Opponents fear Trans Tasman Resources (TTR) will use the government’s fast-track consenting process to win consent to extract iron, titanium and vanadium 36km off the coast from Pātea.
That comes after the company pulled out of second-go consent hearings, despite having been rejected by four courts.
TTR announced just before Easter that it was pulling out of the Environmental Protection Authority’s reconsideration of its application to mine 50 million tonnes of seabed every year for 30 years off the Taranaki Blight.
The company believes it can mine environmentally safely and create a billion-dollar industry.
The project was back in front of the EPA after years of legal battles and a Supreme Court ruling that said there were not enough conditions to protect the environment.
Fast-track submissions opened today with TTR having until April 19 to make its case for the Taranaki seabed.
Opposition gathering
It’s of particular concern for Te Pāti Māori co-leader Debbie Ngarewa-Packer and her iwi, Ngāti Ruanui, who have been fighting against seabed mining for over a decade.
“What I am seeing is thousands who are asking to do submissions, how to stand against this process, which is not only a short [way] to deny us environmentally [but] they made [it] a short turnaround in how we as whānau respond,” she said.

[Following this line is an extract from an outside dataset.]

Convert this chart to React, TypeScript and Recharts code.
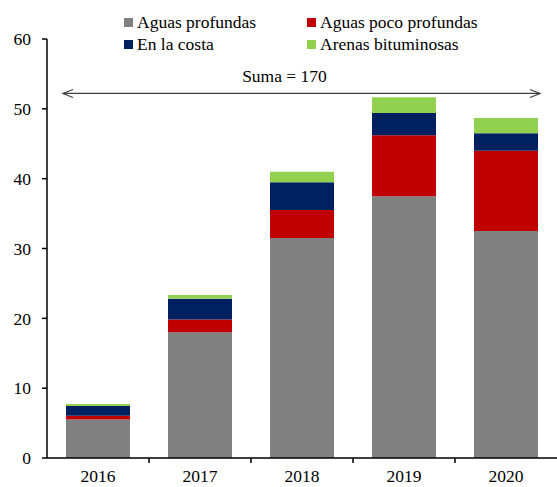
import React from 'react';
import { BarChart, Bar, XAxis, YAxis, ReferenceLine } from 'recharts';

const years = ['2016', '2017', '2018', '2019', '2020'];
const deepWater = [5.5, 18.0, 31.5, 37.5, 32.5];
const shallowWater = [0.55, 1.85, 4.0, 8.7, 11.5];
const onshore = [1.4, 2.95, 4.0, 3.2, 2.5];
const oilSands = [0.3, 0.55, 1.5, 2.25, 2.2];
const yTicks = [0, 10, 20, 30, 40, 50, 60];
const seriesNames = ['Aguas profundas', 'Aguas poco profundas', 'En la costa', 'Arenas bituminosas'];
const seriesColors = ['#808080', '#C00000', '#002060', '#92D050'];
const sumLabel = 'Suma = 170';
const arrowLevel = 52.2;

const data = years.map((year, i) => ({
  year,
  deep: deepWater[i],
  shallow: shallowWater[i],
  onshore: onshore[i],
  sands: oilSands[i],
}));

const FONT = "'Times New Roman', Times, 'Liberation Serif', serif";
const FS = 17.5;

const XTick = (props: any) => {
  const { x, y, payload, index } = props;
  const half = payload && payload.offset != null ? payload.offset : 51;
  return (
    <g>
      <text x={x} y={y + 24} textAnchor="middle" style={{ fontFamily: FONT }} fontSize={FS} fill="#000">
        {payload.value}
      </text>
      {index < years.length - 1 && (
        <line x1={x + half} x2={x + half} y1={y} y2={y + 5} stroke="#000" strokeWidth={1.5} />
      )}
    </g>
  );
};

const ArrowShape = (props: any) => {
  const { x1, x2, y1 } = props;
  const l = x1 + 16;
  const r = x2 - 17;
  const y = y1;
  const cx = (l + r) / 2 - 17;
  return (
    <g>
      <line x1={l} x2={r} y1={y} y2={y} stroke="#404040" strokeWidth={1.2} />
      <polyline points={`${l + 10},${y - 4} ${l},${y} ${l + 10},${y + 4}`} fill="none" stroke="#404040" strokeWidth={1.2} />
      <polyline points={`${r - 10},${y - 4} ${r},${y} ${r - 10},${y + 4}`} fill="none" stroke="#404040" strokeWidth={1.2} />
      <text x={cx} y={y - 11} textAnchor="middle" style={{ fontFamily: FONT }} fontSize={FS} fill="#000">
        {sumLabel}
      </text>
    </g>
  );
};

const LegendBox = () => (
  <div
    style={{
      position: 'absolute',
      top: 12,
      left: 124,
      display: 'grid',
      gridTemplateColumns: '183px 220px',
      fontFamily: FONT,
      fontSize: FS,
      color: '#000',
    }}
  >
    {seriesNames.map((name, i) => (
      <div key={name} style={{ display: 'flex', alignItems: 'center', height: 21.5, whiteSpace: 'nowrap' }}>
        <span style={{ display: 'inline-block', width: 9, height: 9, background: seriesColors[i], marginRight: 4 }} />
        <span>{name}</span>
      </div>
    ))}
  </div>
);

export default function App() {
  return (
    <div style={{ position: 'absolute', left: 0, top: 0, width: 557, height: 487, background: '#fff' }}>
      <BarChart width={557} height={487} data={data} margin={{ top: 39, right: 0, bottom: 0, left: 0 }} barSize={64}>
        <XAxis
          dataKey="year"
          height={29}
          tickSize={0}
          tickMargin={0}
          tickLine={false}
          axisLine={{ stroke: '#000', strokeWidth: 1.5 }}
          tick={<XTick />}
          interval={0}
        />
        <YAxis
          width={47}
          domain={[0, 60]}
          ticks={yTicks}
          tickSize={5}
          tickMargin={11}
          axisLine={{ stroke: '#000', strokeWidth: 1.5 }}
          tickLine={{ stroke: '#000', strokeWidth: 1.5 }}
          tick={{ fontSize: FS, fill: '#000', style: { fontFamily: FONT } }}
        />
        <Bar dataKey="deep" stackId="a" fill={seriesColors[0]} isAnimationActive={false} />
        <Bar dataKey="shallow" stackId="a" fill={seriesColors[1]} isAnimationActive={false} />
        <Bar dataKey="onshore" stackId="a" fill={seriesColors[2]} isAnimationActive={false} />
        <Bar dataKey="sands" stackId="a" fill={seriesColors[3]} isAnimationActive={false} />
        <ReferenceLine y={arrowLevel} shape={<ArrowShape />} ifOverflow="visible" />
      </BarChart>
      <LegendBox />
    </div>
  );
}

She wasn’t comfortable that the government could now fast-track any project, including this one.
“As Māori, nothing about this government makes me feel comfortable. Nothing about this government should make us feel comfortable.
“What it proves is no matter how many times we have won in many courts, in the environmental justice system, [It] can be overridden.
“One swipe of the pen by three ministers. This expert panel can be overridden by one minister,” she said.
Horrified at ‘shortcut for miners’
Ngarewa-Packer was referring to the Fast Track Approval Bill, which was introduced earlier this year.
The ministers with decision-making powers are NZ First’s regional development and fisheries minister Shane Jones, plus National’s Chris Bishop and Simeon Brown, who are ministers for infrastructure and transport respectively.
In some cases, a fourth minister, National’s Tama Potaka, will be involved as the Minister of Conservation. This would be when an activity prohibited under the Wildlife Act is applied for.
“[I’m] horrified we have a government that has opened up a shortcutting for miners such as Trans Tasman Resources, which has lost in all courts here in Aotearoa,” Ngarewa-Packer said.
She had some warning words for Jones: “Taranaki are not easy hapū, they are staunch hapū. I would like him to take this activity up to his own hapū.
“We have fought, we have won. We will continue to rise when these sunset politicians disappear and how will he as a minister who was quoted saying, ‘We will milk mother earth, milk the resources of mother earth’,” she said.
‘No way to clean up oceans’
Last December, Jones told Parliament, “We are going to extract the dividend from Mother Nature’s legacy.”
He also told the House the coalition government was looking into fast-tracking mining.
“[To] suddenly disclose his conflict and now purports himself to be a minister of fisheries. Absolute hypocrisy of Shane not only to purport in his portfolio but the way they are overriding any environmental protection and any security for our future generations,” Ngarewa-Packer told Te Ao Māori News.
“There is no way they will be able to clean up our oceans once mining has killed everything.”
Asked for comment, Jones said he didn’t have time “for responding to her kōrero”.
‘Searching for a perch’
“I know the most important thing is to generate more resilience, more economic opportunity for our people because Taranaki is seeing its own Māori whānau disappear to Australia to engage in the mining industry.
“Debbie is an opposition politician, she’s searching for relevance. She’s searching for a perch upon which she can crow.
“Colourful language is part of being a politician and I’ll leave Debbie on her perch as a flightless bird.”
Jones said people shouldn’t be hiding from the fact that Aotearoa already used mineral sands
“Both in the West Coast and in Taharoa, a Māori-owned outfit and this applicant [TTR] wants to take the mineral sands from the bed of the ocean and once again it’s not doing anything that’s illegal but it has to go through the established process and there’s no guarantee as to what the outcome will be.”
Jones said he wanted science and economics to be the determining factor on whether there will mining on the coast of Taranaki.